• To do:
Extract every line that contains the string "Clone".

• Stored data entries:
_ _ _ _ _ _ _

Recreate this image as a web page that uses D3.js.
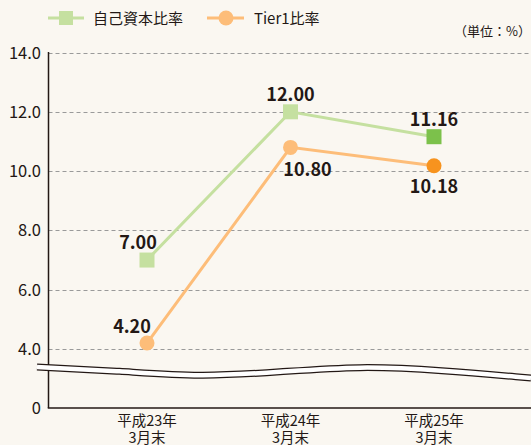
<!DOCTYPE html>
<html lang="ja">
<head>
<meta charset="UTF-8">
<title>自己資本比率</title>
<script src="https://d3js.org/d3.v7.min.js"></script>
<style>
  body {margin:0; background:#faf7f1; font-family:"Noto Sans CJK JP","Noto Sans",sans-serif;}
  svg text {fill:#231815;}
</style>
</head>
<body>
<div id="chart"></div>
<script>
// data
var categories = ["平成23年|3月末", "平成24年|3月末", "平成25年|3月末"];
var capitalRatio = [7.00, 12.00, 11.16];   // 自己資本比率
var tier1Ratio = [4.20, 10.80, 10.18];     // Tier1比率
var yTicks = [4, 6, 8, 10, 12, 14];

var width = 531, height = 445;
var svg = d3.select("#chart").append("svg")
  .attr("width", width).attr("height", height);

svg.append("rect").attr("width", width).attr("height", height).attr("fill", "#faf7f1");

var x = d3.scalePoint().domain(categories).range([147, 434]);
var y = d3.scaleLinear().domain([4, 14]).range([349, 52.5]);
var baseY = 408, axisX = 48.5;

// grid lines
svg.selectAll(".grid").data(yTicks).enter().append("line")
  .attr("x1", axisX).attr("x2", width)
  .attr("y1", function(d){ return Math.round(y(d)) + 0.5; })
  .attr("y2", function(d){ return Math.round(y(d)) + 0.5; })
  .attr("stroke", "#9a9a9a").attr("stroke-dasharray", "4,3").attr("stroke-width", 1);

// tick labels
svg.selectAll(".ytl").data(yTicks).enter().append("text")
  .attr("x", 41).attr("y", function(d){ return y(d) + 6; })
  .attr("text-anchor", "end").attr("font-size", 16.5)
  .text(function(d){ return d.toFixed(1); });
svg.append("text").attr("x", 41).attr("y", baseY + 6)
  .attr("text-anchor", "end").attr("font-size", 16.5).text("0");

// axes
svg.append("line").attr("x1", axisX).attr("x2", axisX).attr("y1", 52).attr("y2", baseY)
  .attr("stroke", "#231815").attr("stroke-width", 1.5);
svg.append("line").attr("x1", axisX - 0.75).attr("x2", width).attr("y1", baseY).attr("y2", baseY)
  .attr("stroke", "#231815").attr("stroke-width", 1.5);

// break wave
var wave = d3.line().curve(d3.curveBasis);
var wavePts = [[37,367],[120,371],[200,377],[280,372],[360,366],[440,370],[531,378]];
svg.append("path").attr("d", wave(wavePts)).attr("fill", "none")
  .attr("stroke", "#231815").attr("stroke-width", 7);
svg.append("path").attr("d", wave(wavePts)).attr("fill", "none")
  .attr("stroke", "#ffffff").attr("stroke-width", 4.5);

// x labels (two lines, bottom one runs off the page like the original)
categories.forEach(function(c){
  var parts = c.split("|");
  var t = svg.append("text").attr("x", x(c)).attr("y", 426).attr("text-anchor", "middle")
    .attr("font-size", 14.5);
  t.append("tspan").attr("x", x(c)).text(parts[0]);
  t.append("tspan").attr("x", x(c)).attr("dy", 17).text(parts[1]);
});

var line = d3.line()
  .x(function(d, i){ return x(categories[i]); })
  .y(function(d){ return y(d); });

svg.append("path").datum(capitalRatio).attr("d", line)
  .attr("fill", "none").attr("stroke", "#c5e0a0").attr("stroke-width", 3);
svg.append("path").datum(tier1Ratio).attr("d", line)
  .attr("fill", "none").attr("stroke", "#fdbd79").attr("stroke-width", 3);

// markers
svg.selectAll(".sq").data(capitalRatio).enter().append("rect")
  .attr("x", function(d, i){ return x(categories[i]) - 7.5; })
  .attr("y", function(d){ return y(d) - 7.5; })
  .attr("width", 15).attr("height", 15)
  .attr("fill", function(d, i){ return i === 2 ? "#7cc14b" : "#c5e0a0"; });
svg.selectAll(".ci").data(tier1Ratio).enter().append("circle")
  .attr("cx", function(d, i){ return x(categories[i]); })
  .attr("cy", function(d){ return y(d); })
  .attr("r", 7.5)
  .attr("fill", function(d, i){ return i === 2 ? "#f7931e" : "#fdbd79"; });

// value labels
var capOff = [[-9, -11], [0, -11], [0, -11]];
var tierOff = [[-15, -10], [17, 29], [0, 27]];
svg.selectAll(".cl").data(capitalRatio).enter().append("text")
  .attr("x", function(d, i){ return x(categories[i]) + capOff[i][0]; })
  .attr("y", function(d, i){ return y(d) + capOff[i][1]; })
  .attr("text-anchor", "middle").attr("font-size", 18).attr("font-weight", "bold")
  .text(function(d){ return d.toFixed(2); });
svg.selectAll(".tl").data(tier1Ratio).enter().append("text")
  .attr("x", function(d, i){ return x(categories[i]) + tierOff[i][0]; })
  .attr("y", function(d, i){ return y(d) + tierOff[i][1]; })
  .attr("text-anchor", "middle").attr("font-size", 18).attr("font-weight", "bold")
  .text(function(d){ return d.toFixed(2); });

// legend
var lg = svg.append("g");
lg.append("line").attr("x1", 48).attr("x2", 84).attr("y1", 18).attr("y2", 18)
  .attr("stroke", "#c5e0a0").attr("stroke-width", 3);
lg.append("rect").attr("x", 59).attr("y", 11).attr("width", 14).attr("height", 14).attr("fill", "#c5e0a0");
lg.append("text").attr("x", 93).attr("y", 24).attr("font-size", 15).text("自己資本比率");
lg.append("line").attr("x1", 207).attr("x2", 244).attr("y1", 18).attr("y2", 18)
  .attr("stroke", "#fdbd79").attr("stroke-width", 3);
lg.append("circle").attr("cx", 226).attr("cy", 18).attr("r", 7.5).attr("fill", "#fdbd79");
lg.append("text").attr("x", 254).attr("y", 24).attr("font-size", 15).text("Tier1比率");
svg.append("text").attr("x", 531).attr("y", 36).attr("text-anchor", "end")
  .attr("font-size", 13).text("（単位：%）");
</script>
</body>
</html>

_ _ _ _ _ _ _

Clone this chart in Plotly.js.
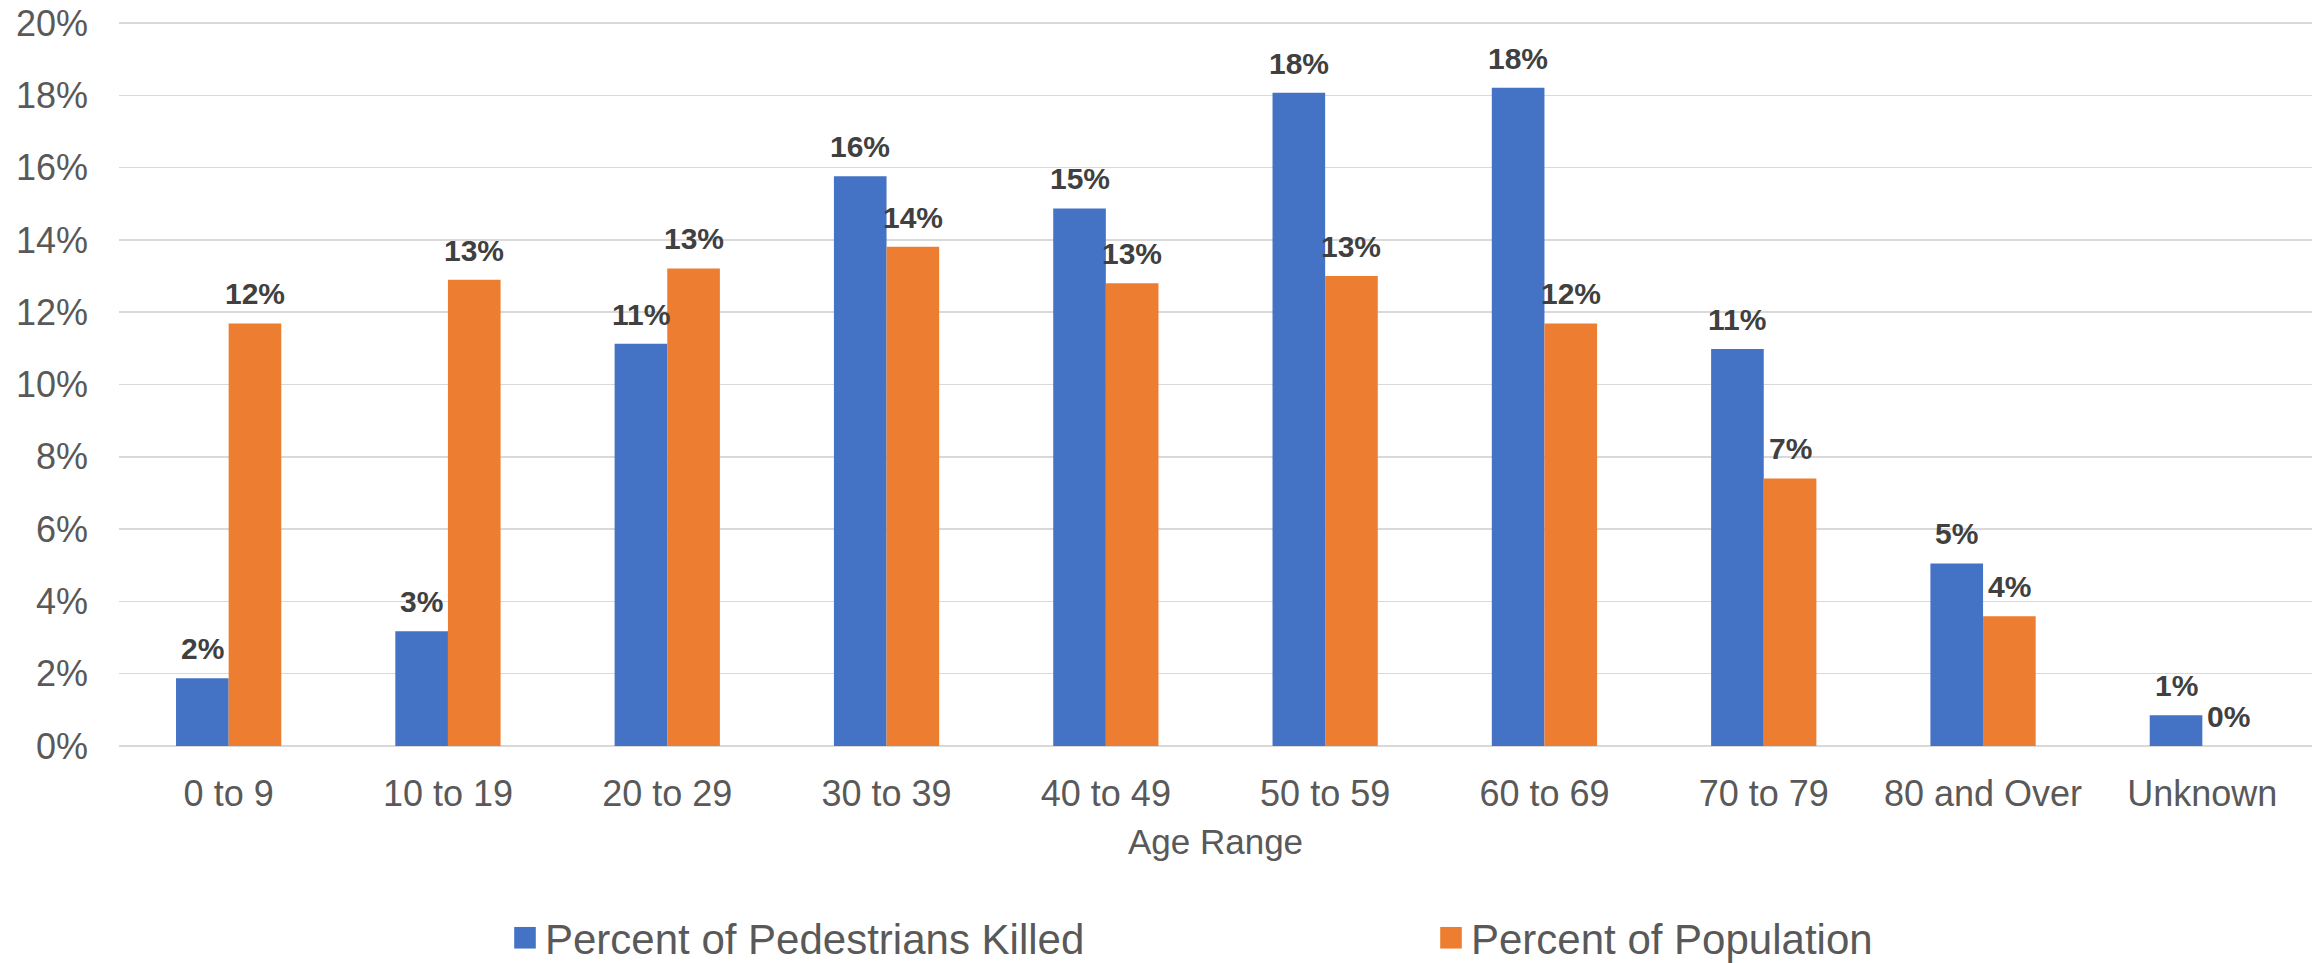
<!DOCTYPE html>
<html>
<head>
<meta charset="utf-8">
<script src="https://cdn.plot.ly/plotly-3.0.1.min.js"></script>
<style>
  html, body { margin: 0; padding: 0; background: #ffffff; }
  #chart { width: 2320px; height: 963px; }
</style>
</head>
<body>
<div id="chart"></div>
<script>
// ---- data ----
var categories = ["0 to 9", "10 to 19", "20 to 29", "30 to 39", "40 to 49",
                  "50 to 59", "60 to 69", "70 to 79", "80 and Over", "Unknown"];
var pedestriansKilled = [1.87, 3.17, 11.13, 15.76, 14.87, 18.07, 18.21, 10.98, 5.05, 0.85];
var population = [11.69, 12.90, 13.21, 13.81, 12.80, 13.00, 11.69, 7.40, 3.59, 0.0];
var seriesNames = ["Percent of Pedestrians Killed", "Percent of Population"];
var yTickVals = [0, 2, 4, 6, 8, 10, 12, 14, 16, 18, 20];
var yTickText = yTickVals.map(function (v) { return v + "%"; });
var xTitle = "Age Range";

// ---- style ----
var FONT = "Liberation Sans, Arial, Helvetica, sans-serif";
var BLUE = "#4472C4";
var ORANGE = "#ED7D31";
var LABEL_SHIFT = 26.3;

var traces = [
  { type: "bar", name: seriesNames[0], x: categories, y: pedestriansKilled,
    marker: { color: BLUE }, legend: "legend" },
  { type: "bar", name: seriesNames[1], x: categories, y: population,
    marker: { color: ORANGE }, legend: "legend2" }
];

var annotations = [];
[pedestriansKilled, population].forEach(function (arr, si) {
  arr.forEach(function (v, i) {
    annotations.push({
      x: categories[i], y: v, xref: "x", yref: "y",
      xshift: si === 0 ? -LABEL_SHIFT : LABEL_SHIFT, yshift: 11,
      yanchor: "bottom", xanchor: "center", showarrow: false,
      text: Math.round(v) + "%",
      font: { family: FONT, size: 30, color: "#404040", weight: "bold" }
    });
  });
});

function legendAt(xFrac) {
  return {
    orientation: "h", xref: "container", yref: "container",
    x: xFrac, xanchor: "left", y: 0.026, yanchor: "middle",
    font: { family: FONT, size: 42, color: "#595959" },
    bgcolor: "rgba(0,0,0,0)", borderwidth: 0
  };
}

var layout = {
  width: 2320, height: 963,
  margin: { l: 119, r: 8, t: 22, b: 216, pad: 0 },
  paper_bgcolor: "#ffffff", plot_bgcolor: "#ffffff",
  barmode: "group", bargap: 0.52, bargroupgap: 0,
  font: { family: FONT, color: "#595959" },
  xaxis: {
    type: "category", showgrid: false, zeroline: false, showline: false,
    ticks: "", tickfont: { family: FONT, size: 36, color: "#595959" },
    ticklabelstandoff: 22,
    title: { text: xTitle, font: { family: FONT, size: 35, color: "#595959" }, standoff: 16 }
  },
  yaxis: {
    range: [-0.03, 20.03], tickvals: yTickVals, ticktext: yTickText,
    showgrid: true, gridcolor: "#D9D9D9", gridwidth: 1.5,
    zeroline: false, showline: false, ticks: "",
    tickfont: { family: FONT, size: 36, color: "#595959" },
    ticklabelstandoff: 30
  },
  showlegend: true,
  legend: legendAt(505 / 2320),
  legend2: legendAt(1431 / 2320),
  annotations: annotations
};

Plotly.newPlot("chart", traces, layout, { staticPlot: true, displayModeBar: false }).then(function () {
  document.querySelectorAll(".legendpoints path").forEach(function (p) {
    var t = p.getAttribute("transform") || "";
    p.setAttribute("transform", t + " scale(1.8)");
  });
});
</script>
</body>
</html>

_ _ _ _ _ _ _

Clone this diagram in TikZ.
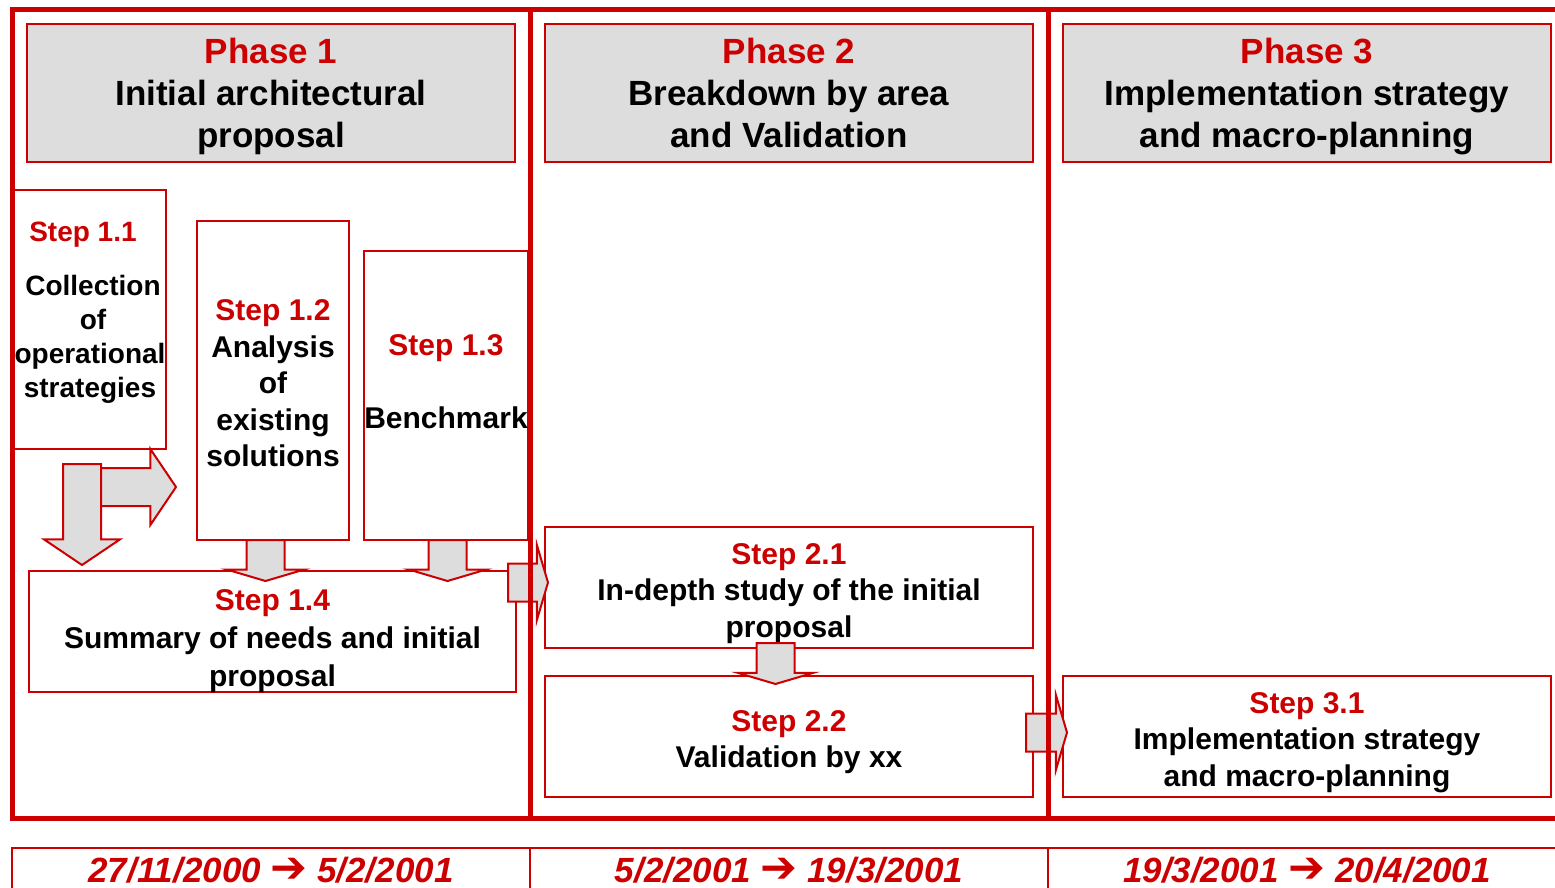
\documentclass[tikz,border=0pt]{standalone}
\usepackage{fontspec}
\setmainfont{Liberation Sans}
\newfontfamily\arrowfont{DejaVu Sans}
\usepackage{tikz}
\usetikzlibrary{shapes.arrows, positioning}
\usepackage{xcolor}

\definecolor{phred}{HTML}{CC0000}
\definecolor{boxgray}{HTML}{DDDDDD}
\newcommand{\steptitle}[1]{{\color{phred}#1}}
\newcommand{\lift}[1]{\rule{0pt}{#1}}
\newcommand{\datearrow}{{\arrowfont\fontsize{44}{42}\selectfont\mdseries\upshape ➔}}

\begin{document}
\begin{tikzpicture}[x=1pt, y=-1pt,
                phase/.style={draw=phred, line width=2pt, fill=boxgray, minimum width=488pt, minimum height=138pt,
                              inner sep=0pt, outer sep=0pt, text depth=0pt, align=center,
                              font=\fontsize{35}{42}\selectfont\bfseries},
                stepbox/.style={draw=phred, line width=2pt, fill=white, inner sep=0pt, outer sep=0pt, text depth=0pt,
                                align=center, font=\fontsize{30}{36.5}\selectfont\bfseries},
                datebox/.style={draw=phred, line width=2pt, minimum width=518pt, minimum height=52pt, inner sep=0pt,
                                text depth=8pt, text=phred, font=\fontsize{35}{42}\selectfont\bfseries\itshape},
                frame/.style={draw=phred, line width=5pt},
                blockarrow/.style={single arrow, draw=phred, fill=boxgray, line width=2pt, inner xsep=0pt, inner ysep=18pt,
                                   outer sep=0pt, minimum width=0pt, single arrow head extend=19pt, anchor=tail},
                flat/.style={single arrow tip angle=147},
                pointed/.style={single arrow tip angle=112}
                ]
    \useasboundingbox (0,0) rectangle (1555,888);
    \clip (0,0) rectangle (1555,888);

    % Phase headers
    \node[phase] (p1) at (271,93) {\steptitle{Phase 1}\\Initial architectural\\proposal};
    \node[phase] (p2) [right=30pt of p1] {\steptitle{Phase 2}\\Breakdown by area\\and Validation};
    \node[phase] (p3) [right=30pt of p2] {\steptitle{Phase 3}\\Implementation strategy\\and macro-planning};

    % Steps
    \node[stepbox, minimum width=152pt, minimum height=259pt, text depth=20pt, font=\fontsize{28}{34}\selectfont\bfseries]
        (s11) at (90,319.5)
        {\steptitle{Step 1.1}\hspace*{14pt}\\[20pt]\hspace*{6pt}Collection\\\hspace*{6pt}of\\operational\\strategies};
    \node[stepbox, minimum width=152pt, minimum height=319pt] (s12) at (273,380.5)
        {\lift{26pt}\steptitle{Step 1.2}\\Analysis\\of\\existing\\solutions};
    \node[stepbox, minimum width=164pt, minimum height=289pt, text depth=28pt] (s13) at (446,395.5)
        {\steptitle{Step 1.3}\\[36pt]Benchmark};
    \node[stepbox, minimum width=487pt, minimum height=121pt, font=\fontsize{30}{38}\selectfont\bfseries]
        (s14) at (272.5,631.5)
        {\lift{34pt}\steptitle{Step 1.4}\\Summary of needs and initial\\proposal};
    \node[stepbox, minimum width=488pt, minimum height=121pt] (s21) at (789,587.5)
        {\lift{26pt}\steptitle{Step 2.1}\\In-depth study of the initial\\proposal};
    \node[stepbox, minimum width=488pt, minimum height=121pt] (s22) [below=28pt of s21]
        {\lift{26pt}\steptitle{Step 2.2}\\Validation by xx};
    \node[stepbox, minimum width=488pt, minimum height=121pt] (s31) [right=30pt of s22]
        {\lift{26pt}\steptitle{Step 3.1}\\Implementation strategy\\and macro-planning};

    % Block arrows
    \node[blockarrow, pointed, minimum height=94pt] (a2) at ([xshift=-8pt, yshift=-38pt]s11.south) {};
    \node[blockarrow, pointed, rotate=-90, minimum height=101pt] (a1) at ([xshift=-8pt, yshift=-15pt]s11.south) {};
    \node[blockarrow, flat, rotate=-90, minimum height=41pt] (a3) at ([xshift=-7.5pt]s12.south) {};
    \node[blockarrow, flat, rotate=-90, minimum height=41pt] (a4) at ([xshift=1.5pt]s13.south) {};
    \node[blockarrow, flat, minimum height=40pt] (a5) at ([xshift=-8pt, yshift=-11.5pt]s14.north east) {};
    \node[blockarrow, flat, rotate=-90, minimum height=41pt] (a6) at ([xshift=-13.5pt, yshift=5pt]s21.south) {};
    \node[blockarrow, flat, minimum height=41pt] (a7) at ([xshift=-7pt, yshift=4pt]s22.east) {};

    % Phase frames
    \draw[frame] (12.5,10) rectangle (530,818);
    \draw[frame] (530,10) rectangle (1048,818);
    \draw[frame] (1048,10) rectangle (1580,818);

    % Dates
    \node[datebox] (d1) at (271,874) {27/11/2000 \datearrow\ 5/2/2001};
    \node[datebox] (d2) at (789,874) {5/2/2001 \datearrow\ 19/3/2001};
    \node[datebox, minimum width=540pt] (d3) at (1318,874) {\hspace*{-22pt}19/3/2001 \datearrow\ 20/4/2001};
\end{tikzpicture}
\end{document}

_ _ _ _ _ _ _

• Solution to the problem:
Clone this chart in Plotly.js.
Clone this diagram in TikZ.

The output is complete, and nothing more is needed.